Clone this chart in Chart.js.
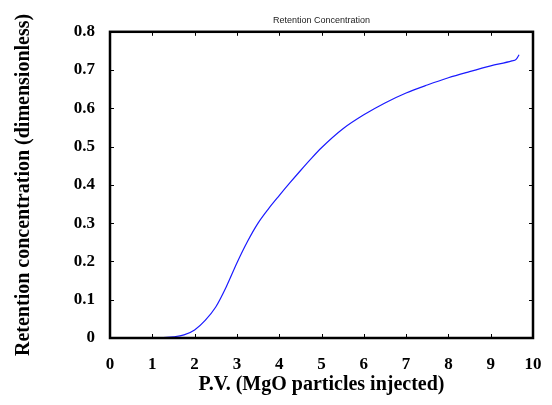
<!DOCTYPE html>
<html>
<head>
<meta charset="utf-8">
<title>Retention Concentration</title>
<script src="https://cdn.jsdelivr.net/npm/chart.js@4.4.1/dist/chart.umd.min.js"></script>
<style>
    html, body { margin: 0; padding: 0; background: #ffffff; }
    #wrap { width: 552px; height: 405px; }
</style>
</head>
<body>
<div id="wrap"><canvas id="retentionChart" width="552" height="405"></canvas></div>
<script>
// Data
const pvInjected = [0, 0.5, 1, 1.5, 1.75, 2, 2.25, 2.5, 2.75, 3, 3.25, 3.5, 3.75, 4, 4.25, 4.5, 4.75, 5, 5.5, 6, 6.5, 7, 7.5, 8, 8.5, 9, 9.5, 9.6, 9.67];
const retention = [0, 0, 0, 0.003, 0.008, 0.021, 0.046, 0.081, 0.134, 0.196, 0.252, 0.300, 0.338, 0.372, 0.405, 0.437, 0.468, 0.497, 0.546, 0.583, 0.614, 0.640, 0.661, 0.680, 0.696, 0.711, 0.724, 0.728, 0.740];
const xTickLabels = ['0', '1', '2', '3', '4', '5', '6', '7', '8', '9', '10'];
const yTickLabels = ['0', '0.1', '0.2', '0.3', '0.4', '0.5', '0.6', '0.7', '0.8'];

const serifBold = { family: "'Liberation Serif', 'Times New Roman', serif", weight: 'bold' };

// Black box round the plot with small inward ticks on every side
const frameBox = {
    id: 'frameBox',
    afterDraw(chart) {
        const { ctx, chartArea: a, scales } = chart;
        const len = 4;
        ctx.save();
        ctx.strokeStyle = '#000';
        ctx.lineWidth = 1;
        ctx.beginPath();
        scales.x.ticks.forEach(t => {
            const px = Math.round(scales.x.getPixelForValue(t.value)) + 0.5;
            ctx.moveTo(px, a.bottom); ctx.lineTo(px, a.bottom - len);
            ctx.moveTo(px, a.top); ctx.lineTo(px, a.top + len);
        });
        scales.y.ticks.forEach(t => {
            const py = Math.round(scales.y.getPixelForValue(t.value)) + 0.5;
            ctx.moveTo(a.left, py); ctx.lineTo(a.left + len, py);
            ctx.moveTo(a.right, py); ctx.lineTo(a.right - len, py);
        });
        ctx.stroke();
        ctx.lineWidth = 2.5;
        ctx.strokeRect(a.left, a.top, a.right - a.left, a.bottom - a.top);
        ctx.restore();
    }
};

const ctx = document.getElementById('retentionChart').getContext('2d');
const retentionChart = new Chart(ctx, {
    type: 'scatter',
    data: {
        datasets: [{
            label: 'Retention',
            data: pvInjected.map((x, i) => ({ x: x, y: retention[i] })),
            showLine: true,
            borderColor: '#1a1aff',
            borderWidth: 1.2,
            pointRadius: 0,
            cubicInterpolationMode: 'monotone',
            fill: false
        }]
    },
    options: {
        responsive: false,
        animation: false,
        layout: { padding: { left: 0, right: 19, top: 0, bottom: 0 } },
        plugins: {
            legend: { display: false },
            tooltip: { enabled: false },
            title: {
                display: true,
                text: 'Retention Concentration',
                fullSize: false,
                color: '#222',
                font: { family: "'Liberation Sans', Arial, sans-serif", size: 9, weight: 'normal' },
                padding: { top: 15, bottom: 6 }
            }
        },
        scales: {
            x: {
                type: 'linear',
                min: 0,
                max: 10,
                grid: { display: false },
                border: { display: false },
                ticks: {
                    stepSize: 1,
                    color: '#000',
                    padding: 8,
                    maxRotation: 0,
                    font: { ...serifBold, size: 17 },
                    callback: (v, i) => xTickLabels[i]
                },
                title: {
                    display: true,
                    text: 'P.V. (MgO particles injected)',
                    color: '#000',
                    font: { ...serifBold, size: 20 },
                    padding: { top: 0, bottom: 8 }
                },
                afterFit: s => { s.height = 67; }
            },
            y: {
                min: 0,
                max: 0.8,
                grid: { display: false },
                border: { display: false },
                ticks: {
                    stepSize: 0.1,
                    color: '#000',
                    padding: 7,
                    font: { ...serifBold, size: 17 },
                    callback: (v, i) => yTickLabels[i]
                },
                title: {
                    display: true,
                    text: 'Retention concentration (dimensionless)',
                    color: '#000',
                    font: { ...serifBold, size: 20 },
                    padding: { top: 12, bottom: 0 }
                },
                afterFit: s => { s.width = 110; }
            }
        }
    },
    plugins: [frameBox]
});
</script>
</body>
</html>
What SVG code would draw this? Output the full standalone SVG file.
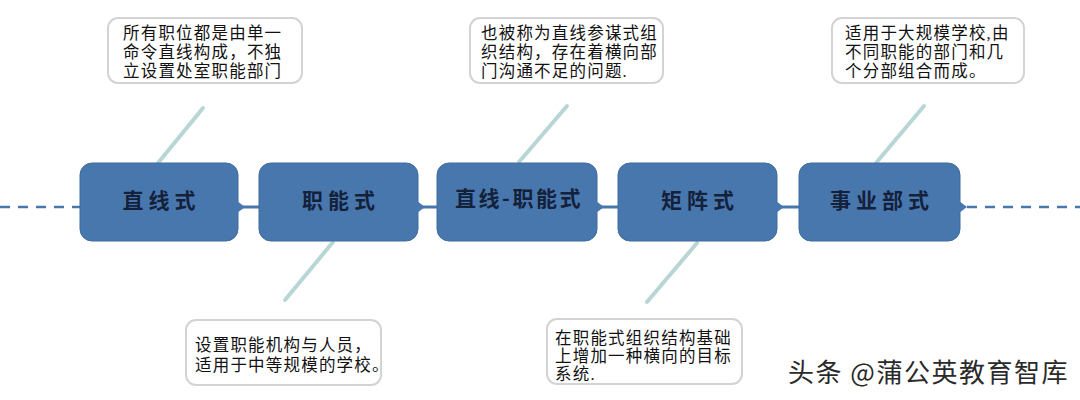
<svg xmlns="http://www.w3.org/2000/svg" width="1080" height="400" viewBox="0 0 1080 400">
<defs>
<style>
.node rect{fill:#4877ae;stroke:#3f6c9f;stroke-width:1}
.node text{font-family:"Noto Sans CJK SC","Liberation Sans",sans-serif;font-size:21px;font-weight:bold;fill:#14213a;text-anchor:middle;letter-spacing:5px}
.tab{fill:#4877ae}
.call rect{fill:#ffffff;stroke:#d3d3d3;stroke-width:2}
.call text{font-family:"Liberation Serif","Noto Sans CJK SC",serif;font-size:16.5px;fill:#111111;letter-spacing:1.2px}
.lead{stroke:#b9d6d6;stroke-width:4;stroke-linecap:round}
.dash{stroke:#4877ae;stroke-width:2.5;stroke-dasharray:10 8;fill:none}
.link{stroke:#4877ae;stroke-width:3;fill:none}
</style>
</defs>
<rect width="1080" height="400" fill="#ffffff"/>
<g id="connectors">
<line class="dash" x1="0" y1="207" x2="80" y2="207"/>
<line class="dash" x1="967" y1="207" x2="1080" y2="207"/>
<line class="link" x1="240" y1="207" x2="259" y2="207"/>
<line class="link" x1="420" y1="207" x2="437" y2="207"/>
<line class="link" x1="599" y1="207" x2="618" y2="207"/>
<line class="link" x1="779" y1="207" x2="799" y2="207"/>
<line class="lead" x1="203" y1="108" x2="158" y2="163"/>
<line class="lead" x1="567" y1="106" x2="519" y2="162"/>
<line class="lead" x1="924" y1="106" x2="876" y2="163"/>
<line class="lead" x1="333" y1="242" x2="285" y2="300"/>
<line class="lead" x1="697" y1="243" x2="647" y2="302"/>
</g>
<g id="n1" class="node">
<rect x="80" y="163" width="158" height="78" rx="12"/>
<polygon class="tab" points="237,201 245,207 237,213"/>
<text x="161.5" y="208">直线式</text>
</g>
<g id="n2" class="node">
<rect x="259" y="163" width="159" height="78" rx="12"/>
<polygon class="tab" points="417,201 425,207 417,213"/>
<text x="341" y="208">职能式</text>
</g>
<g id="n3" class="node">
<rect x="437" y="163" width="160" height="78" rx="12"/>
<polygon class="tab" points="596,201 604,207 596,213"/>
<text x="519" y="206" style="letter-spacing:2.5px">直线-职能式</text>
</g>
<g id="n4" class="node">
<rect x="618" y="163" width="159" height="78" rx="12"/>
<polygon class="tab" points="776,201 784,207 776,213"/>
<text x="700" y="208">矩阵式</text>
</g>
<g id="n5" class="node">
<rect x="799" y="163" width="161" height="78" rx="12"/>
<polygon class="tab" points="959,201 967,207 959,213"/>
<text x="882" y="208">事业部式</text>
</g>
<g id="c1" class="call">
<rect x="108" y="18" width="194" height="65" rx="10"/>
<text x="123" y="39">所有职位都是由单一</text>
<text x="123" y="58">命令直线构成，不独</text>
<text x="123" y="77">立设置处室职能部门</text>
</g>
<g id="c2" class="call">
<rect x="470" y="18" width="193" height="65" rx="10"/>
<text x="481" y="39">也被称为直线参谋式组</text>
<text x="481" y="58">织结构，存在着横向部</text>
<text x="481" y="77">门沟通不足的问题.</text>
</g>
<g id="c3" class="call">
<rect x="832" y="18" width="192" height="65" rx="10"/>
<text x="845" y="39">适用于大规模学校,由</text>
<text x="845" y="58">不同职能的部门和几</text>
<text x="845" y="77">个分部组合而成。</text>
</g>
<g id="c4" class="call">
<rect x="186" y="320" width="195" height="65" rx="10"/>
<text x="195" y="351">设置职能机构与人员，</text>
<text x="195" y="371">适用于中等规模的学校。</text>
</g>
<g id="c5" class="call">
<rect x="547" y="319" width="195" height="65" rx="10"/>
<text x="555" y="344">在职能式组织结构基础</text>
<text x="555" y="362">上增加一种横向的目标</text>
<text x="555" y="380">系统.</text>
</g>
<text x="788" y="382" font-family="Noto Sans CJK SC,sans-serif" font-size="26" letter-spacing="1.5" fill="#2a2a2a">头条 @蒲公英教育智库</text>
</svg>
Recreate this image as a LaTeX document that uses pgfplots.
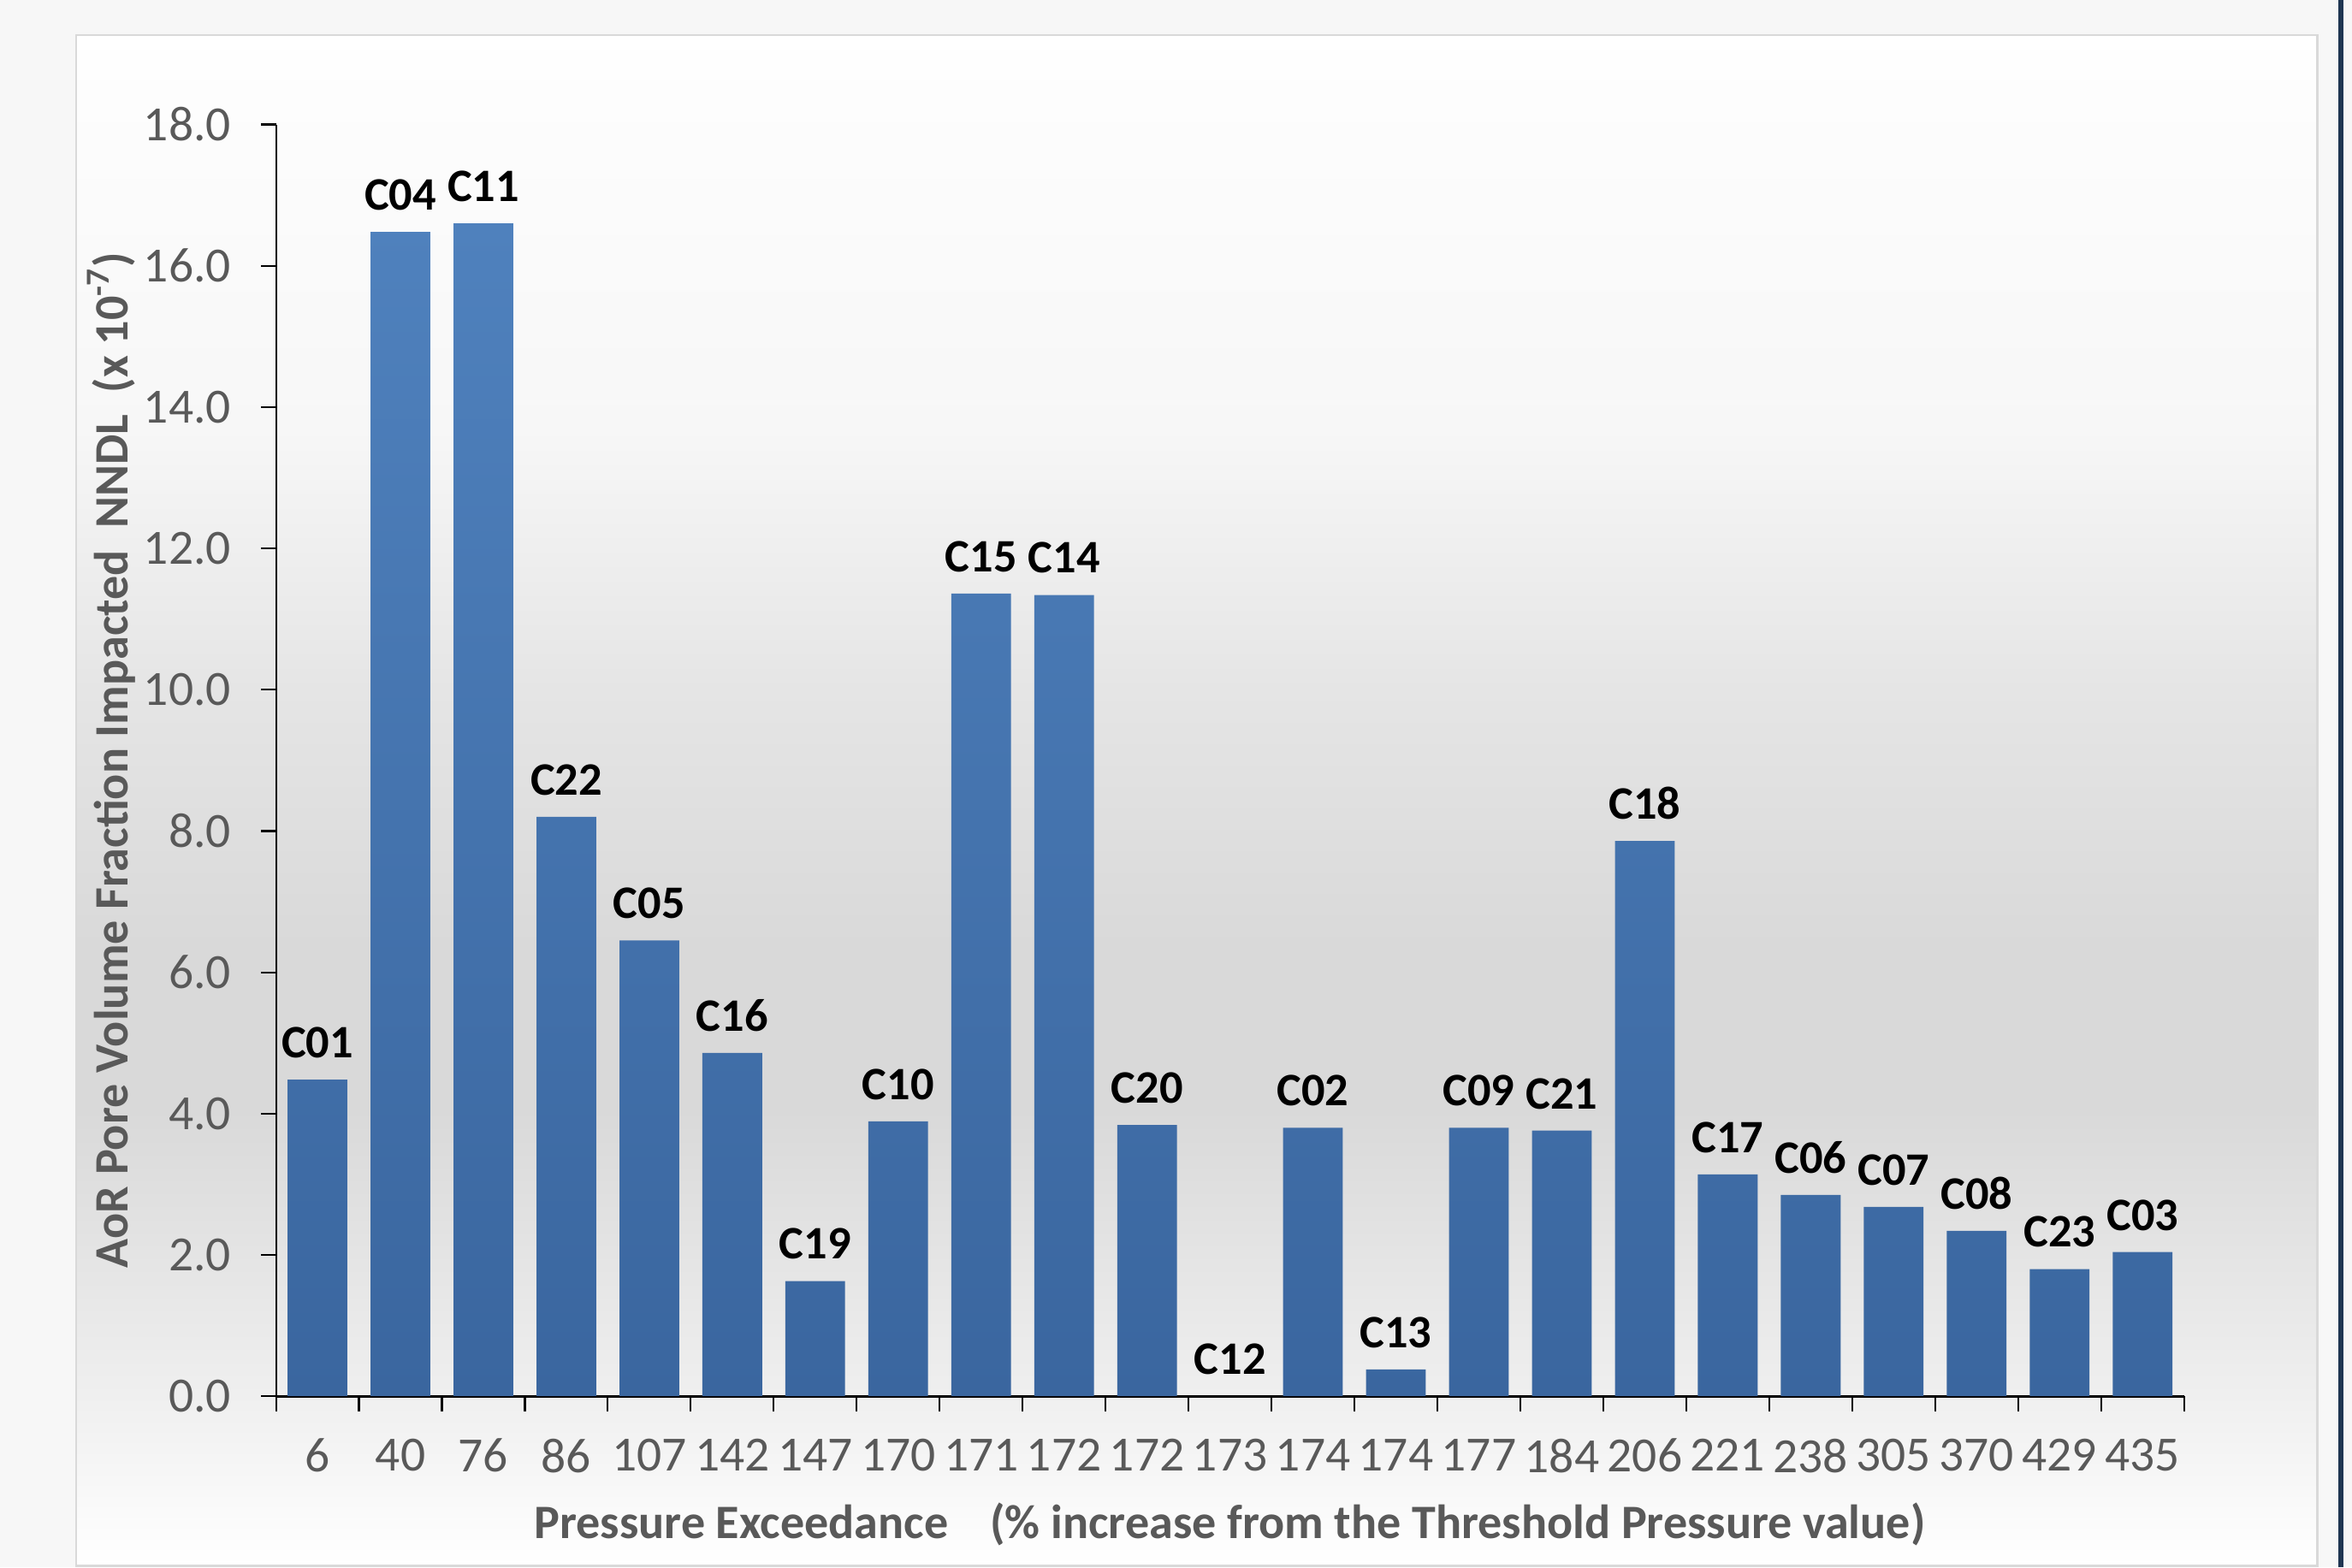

TO BE DONE: Starting at the top of the listing above, please restate word for word each line up to and including the one that holds "Serif', 'Times New", omitting every image.

RESULT OF THIS EXERCISE:
Clone this chart in Chart.js.
<!DOCTYPE html>
<html>
<head>
<meta charset="utf-8">
<title>Retention Concentration</title>
<script src="https://cdn.jsdelivr.net/npm/chart.js@4.4.1/dist/chart.umd.min.js"></script>
<style>
    html, body { margin: 0; padding: 0; background: #ffffff; }
    #wrap { width: 552px; height: 405px; }
</style>
</head>
<body>
<div id="wrap"><canvas id="retentionChart" width="552" height="405"></canvas></div>
<script>
// Data
const pvInjected = [0, 0.5, 1, 1.5, 1.75, 2, 2.25, 2.5, 2.75, 3, 3.25, 3.5, 3.75, 4, 4.25, 4.5, 4.75, 5, 5.5, 6, 6.5, 7, 7.5, 8, 8.5, 9, 9.5, 9.6, 9.67];
const retention = [0, 0, 0, 0.003, 0.008, 0.021, 0.046, 0.081, 0.134, 0.196, 0.252, 0.300, 0.338, 0.372, 0.405, 0.437, 0.468, 0.497, 0.546, 0.583, 0.614, 0.640, 0.661, 0.680, 0.696, 0.711, 0.724, 0.728, 0.740];
const xTickLabels = ['0', '1', '2', '3', '4', '5', '6', '7', '8', '9', '10'];
const yTickLabels = ['0', '0.1', '0.2', '0.3', '0.4', '0.5', '0.6', '0.7', '0.8'];

const serifBold = { family: "'Liberation Serif', 'Times New Roman', serif", weight: 'bold' };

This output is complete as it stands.